Jim Hawkins’s class status and his total control over his Black workers emphasizes how racial discrimination in the Jim Crow South limited Black people’s agency and perpetually reestablishes white men’s higher social position. Hawkins exploits the accidental killing of the mule to keep Dave and his family in debt while ensuring that they continue laboring for him. Neither Dave nor his father is allowed the possibility of any kind of freedom or independence, and Hawkins is justified and legitimized by a political system structured on racial and class discrimination. While his actions are cruel, his legitimacy within this system is demonstrated by his confidence; he does not fear Dave’s gun or any kind of retribution from Dave or Mr. Saunders. A gun does not give Dave the power to dominate Hawkins.
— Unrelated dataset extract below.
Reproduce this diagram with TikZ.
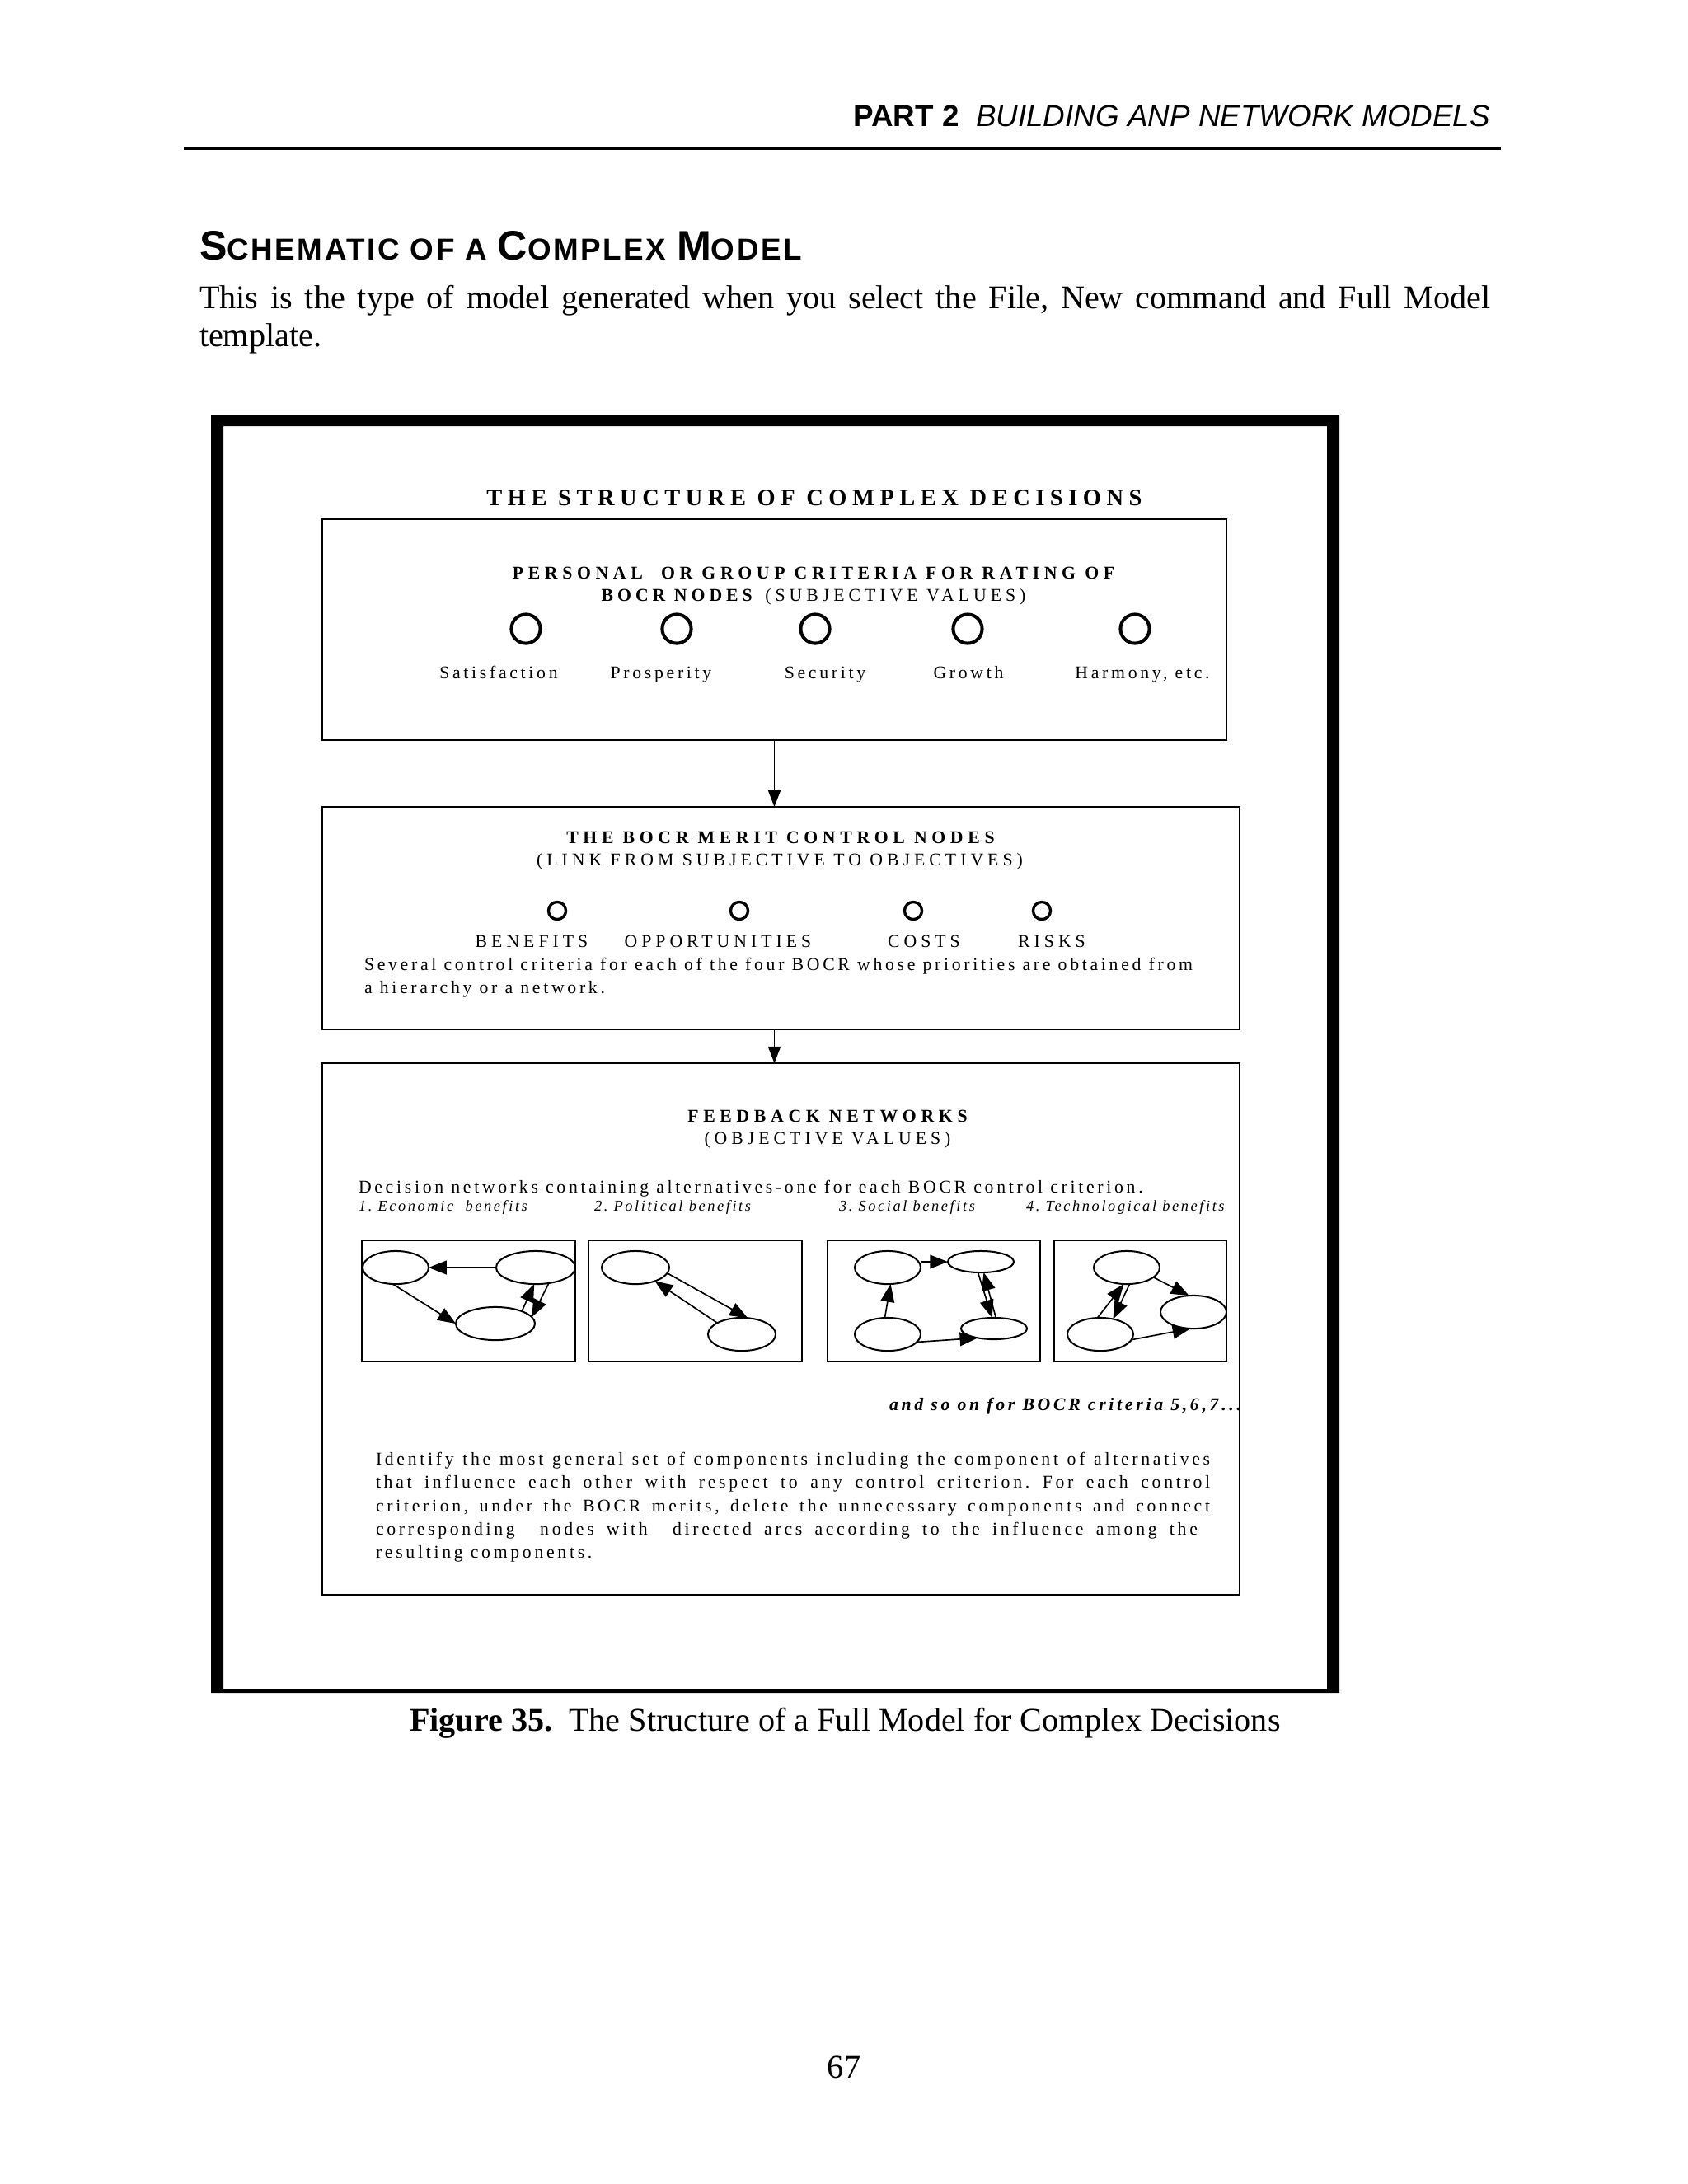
\documentclass[tikz,border=0pt]{standalone}
\usepackage{fontspec}
\setmainfont{Liberation Serif}
\newfontfamily\headsans{Liberation Sans}
\newfontfamily\headingfont[LetterSpace=7]{Liberation Sans}
\newfontfamily\titlefont[LetterSpace=23]{Liberation Serif}
\newfontfamily\boldcapsfont[LetterSpace=26]{Liberation Serif}
\newfontfamily\capsfont[LetterSpace=23]{Liberation Serif}
\newfontfamily\figfont[LetterSpace=17]{Liberation Serif}
\newfontfamily\labfont[LetterSpace=14]{Liberation Serif}
\usetikzlibrary{arrows.meta,fit,shapes.geometric}
\newcommand{\capfirst}[2]{{\fontsize{15pt}{18pt}\selectfont #1}{\fontsize{11pt}{13pt}\selectfont #2}}
\colorlet{bordercolor}{black}
\colorlet{linecolor}{black}
\tikzset{panel/.style={draw=bordercolor, line width=0.6pt, inner sep=0pt, outer sep=0pt},%
    netbox/.style={panel},%
    critnode/.style={shape=circle, draw=bordercolor, line width=1.2pt, minimum size=10.5pt, inner sep=0pt},%
    meritnode/.style={critnode, line width=1pt, minimum size=6.3pt},%
    compnode/.style 2 args={shape=ellipse, draw=bordercolor, line width=0.6pt, inner sep=0pt, outer sep=0pt, minimum width=#1, minimum height=#2},%
    conn/.style={-{Triangle[length=6.5pt,width=5pt]}, line width=0.5pt, color=linecolor},%
    flow/.style={-{Triangle[length=6pt,width=4.5pt]}, line width=0.5pt, color=linecolor},%
    txt/.style={inner sep=0pt, outer sep=0pt, anchor=base},%
    figtext/.style={txt, font=\figfont\fontsize{6.5pt}{8pt}\selectfont},%
    captext/.style={txt, font=\capsfont\fontsize{6.5pt}{8pt}\selectfont},%
    boldcap/.style={txt, font=\boldcapsfont\bfseries\fontsize{6.5pt}{8pt}\selectfont},%
    labtext/.style={txt, anchor=base west, font=\labfont\itshape\fontsize{5.5pt}{7pt}\selectfont},%
    pagetext/.style={txt, font=\fontsize{12pt}{14pt}\selectfont}%
}
\begin{document}
\frenchspacing
\begin{tikzpicture}[x=0.2988pt, y=-0.2988pt]
    \useasboundingbox (0,0) rectangle (2048,2650);
    \begin{scope} %page head and text
        \node[txt, anchor=base east, font=\headsans\fontsize{11pt}{13pt}\selectfont] (runhead) at (1808,153) {\textbf{PART 2}\ \ \textit{BUILDING ANP NETWORK MODELS}};
        \draw[line width=1pt] (223,180) -- (1821,180);
        \node[txt, anchor=base west, font=\headingfont\bfseries] (sechead) at (242,315) {\capfirst{S}{CHEMATIC OF A }\capfirst{C}{OMPLEX }\capfirst{M}{ODEL}};
        \node[pagetext, anchor=base west] (intro1) at (242,374) {\makebox[468pt][s]{This is the type of model generated when you select the File, New command and Full Model}};
        \node[pagetext, anchor=base west] (intro2) at (242,420) {template.};
    \end{scope}
    \begin{scope} %frame and panels
        \fill[bordercolor, even odd rule] (256,503) rectangle (1625,2054) (271,517) rectangle (1610,2049);
        \node[panel, fit={(391,630) (1488,898)}] (crit) {};
        \node[panel, fit={(391,979) (1504,1249)}] (merit) {};
        \node[panel, fit={(391,1290) (1504,1935)}] (fbnet) {};
        \foreach \nodename/\xa/\xb in {netA/439/698, netB/714/973, netC/1004/1262, netD/1279/1488}
            \node[netbox, fit={(\xa,1505) (\xb,1652)}] (\nodename) {};
        \path (crit.south) edge[flow] (crit.south |- merit.north);
        \path (crit.south |- merit.south) edge[flow] (crit.south |- fbnet.north);
    \end{scope}
    \begin{scope} %titles
        \node[txt, font=\titlefont\bfseries\fontsize{8.5pt}{10pt}\selectfont] (title) at (988,613) {THE STRUCTURE OF COMPLEX DECISIONS};
        \node[boldcap] (crittitle) at (987,702) {PERSONAL\ \ OR GROUP CRITERIA FOR RATING OF};
        \node[captext] (critsub) at (987,729) {\textbf{BOCR NODES} (SUBJECTIVE VALUES)};
        \node[boldcap] (merittitle) at (947,1023) {THE BOCR MERIT CONTROL NODES};
        \node[captext] (meritsub) at (946,1050) {(LINK FROM SUBJECTIVE TO OBJECTIVES)};
        \node[boldcap] (fbtitle) at (1004,1361) {FEEDBACK NETWORKS};
        \node[captext] (fbsub) at (1004,1388) {(OBJECTIVE VALUES)};
    \end{scope}
    \begin{scope} %criteria and merit nodes
        \foreach \nodename/\xpos in {sat/638, pros/821, sec/989, grow/1174, harm/1377}
            \node[critnode] (\nodename) at (\xpos,763) {};
        \foreach \nodename/\xpos/\labelcontent in {satl/605/Satisfaction, prosl/802/Prosperity, secl/1001/Security, growl/1175/Growth, harml/1386/{Harmony, etc.}}
            \node[figtext] (\nodename) at (\xpos,823) {\labelcontent};
        \foreach \nodename/\xpos in {ben/676, opp/897, cost/1108, risk/1264}
            \node[meritnode] (\nodename) at (\xpos,1105) {};
        \foreach \nodename/\xpos/\labelcontent in {benl/645/BENEFITS, oppl/871/OPPORTUNITIES, costl/1121/COSTS, riskl/1276/RISKS}
            \node[captext] (\nodename) at (\xpos,1149) {\labelcontent};
        \node[figtext, anchor=base west] (several) at (442,1177) {Several control criteria for each of the four BOCR whose priorities are obtained from};
        \node[figtext, anchor=base west] (several2) at (442,1205) {a hierarchy or a network.};
    \end{scope}
    \begin{scope} %feedback networks
        \node[figtext, anchor=base west] (decnet) at (435,1447) {Decision networks containing alternatives-one for each BOCR control criterion.};
        \foreach \nodename/\xpos/\labelcontent in {labA/435/{1. Economic\ \ benefits}, labB/721/{2. Political benefits}, labC/1018/{3. Social benefits}, labD/1245/{4. Technological benefits}}
            \node[labtext] (\nodename) at (\xpos,1469) {\labelcontent};
        \foreach \nodename/\xpos/\ypos/\ewd/\eht in {%
                A1/480/1538/23.9pt/12pt, A2/650/1538/28.7pt/12pt, A3/601/1606/28.7pt/12pt,
                B1/771/1538/24.5pt/12pt, B2/900/1619/24.5pt/12pt,
                C1/1077/1538/23.9pt/12pt, C2/1190/1531/23.9pt/7.8pt, C3/1077/1619/23.9pt/12pt, C4/1206/1612/23.9pt/7.8pt,
                D1/1367/1538/23.9pt/12pt, D2/1448/1592/23.9pt/12pt, D3/1335/1619/23.9pt/12pt
            } \node[compnode={\ewd}{\eht}] (\nodename) at (\xpos,\ypos) {};
        \path (A2) edge[conn] (A1);
        \path (A1.-100) edge[conn] (A3.west);
        \path (A3.25) edge[conn] (A2.-95);
        \path (A2.-50) edge[conn] (A3.10);
        \path (B1.-10) edge[conn] (B2.70);
        \path (B2.155) edge[conn] (B1.-35);
        \path (C1.east |- C2.west) edge[conn] (C2.west);
        \path (C3.100) edge[conn] (C1.-80);
        \path (C3.-15) edge[conn] (C4.-150);
        \path (C2.-105) edge[conn] (C4.100);
        \path (C4.80) edge[conn] (C2.-75);
        \path (D1.-20) edge[conn] (D2.105);
        \path (D3.100) edge[conn] (D1.-100);
        \path (D1.-80) edge[conn] (D3.50);
        \path (D3.-10) edge[conn] (D2.-100);
        \node[figtext, anchor=base east, font=\figfont\bfseries\itshape\fontsize{6.5pt}{8pt}\selectfont] (soon) at (1506,1711) {and so on for BOCR criteria 5,6,7...};
    \end{scope}
    \begin{scope} %closing paragraph
        \foreach \nodename/\ypos/\linetext in {%
                par1/1777/{Identify the most general set of components including the component of alternatives},
                par2/1805/{that influence each other with respect to any control criterion. For each control},
                par3/1834/{criterion, under the BOCR merits, delete the unnecessary components and connect},
                par4/1862/{corresponding\ \ nodes with\ \ directed arcs according to the influence among the}
            } \node[figtext, anchor=base west] (\nodename) at (456,\ypos) {\makebox[302.4pt][s]{\linetext}};
        \node[figtext, anchor=base west] (par5) at (456,1890) {resulting components.};
    \end{scope}
    \begin{scope} %caption and folio
        \node[pagetext, anchor=base west] (caption) at (497,2100) {\textbf{Figure 35.}\ \ The Structure of a Full Model for Complex Decisions};
        \node[pagetext] (folio) at (1024,2521) {67};
    \end{scope}
\end{tikzpicture}
\end{document}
Dave’s realization that he is treated “like a mule” (25) alludes to the dehumanization he experiences and his feelings of being a subordinate servant. His wish to shoot Hawkins’s “big white house” (26), which represents all power that is unattainable to him, shows his rage against a whole social system that oppresses and abuses him. Ultimately, his quest for manhood is a wish to disrupt the dominant political and social order. The story demonstrates that race and class are intertwined, and Dave’s struggle is both an identity struggle and a class struggle for economic emancipation. Wright’s choice to emphasize the topic of economic dependence and the exploitation of African Americans highlights the multiple levels of racial discrimination in the rural South and the complex structures that reinforce racism.